Russia plans capped crypto trading for retail investors, strict oversight for intermediaries, and a phased digital ruble rollout through 2028.
- Russia’s central bank proposes letting non-qualified investors trade only liquid cryptocurrencies after a risk test, capped at 300,000 rubles per intermediary.
- Qualified investors face no cap but must avoid privacy tokens with concealed transactions, while all crypto and stablecoins stay banned for domestic payments.
- The plan adds reporting rules, new penalties by 2027, and runs alongside a national digital ruble rollout starting 2026 for large merchants and businesses.
Russia’s central bank has proposed regulations that would allow non-qualified investors to trade limited cryptocurrencies, according to a framework submitted to the government for review.
Russia and new crypto reporting rules
The Bank of Russia announced the proposal would permit both qualified and non-qualified investors to buy and sell cryptocurrencies under separate conditions, while maintaining a ban on crypto and stablecoins for domestic payments. The digital assets would be classified as foreign currency instruments, the central bank stated.

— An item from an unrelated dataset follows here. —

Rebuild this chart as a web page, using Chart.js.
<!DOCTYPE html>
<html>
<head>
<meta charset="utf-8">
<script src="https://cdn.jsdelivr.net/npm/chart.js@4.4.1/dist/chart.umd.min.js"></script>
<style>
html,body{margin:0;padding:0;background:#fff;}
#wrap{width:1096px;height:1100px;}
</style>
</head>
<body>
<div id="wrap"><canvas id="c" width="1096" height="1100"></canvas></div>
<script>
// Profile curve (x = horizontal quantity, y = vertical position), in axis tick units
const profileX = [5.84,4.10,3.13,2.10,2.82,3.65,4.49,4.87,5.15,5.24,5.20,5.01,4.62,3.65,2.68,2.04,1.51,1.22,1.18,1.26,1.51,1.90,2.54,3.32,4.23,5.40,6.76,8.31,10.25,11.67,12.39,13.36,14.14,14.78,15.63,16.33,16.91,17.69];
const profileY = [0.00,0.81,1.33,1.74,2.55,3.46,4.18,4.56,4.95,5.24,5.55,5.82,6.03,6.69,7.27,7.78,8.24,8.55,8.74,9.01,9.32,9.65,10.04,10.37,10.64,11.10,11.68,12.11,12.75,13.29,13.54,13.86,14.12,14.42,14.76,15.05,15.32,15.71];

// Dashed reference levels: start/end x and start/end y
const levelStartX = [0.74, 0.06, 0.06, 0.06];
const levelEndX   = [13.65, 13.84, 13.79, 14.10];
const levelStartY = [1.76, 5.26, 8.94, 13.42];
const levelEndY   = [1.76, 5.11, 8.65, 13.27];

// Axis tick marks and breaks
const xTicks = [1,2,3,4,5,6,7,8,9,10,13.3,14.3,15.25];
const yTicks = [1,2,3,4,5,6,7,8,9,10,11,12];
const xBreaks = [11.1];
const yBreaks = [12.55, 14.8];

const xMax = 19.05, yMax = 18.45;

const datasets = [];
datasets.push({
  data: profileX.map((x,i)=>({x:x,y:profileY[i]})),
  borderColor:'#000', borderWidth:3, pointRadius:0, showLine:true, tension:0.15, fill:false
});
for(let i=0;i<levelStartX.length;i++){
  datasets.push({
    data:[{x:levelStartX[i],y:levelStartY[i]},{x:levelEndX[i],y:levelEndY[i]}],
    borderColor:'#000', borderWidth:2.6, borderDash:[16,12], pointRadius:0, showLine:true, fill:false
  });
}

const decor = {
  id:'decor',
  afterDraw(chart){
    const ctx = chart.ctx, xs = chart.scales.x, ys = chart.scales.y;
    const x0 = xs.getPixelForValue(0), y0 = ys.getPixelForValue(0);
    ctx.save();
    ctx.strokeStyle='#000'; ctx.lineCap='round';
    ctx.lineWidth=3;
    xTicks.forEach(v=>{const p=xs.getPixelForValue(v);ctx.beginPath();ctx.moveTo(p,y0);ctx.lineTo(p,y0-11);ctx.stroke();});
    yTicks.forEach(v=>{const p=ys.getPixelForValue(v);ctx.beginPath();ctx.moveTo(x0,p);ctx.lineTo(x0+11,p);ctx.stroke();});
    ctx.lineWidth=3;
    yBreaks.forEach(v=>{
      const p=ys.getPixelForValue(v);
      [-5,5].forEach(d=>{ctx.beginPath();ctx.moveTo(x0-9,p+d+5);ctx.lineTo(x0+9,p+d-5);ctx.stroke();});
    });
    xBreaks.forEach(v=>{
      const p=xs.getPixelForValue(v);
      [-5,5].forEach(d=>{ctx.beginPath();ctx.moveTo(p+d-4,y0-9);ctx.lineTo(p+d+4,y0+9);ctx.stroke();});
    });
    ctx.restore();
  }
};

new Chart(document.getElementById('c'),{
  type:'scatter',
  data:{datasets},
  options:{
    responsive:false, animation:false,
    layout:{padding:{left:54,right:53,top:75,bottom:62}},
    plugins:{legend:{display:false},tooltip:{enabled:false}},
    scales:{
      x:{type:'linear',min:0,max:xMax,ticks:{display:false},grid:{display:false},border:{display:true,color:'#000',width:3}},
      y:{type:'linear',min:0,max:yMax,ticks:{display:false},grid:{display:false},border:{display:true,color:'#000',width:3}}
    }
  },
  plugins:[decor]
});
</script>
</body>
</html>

Under the proposed framework, non-qualified investors would be required to pass a risk awareness test before trading. Their access would be limited to highly liquid tokens and capped at 300,000 rubles per intermediary annually, according to the proposal.
Qualified investors and intermediaries would be permitted to trade most cryptocurrencies, excluding privacy-focused tokens that use smart contracts concealing transaction details. These participants would face no investment cap but must complete the same risk awareness test, the bank said.
The plan would authorize Russian residents to purchase crypto on foreign exchanges using overseas bank accounts. Investors could transfer existing digital assets abroad through Russian intermediaries, though all such activity must be reported to tax authorities, according to the proposal.
The central bank stated that legislative changes could be finalized by July 1, 2026, with penalties for unlicensed crypto intermediary activity beginning in July 2027.
The proposal represents an expansion of an earlier plan that restricted crypto trading to qualified investors under a three-year experimental regime. Officials stated the objective is to enhance market transparency and establish clearer standards for cryptocurrency services.
Separately, Russia is preparing a phased national rollout of its digital ruble starting Sept. 1, 2026. Legislation passed in July mandates that merchants earning more than 120 million rubles annually accept digital ruble payments from that date. Mid-sized firms are required to follow in 2027, with full adoption scheduled for 2028.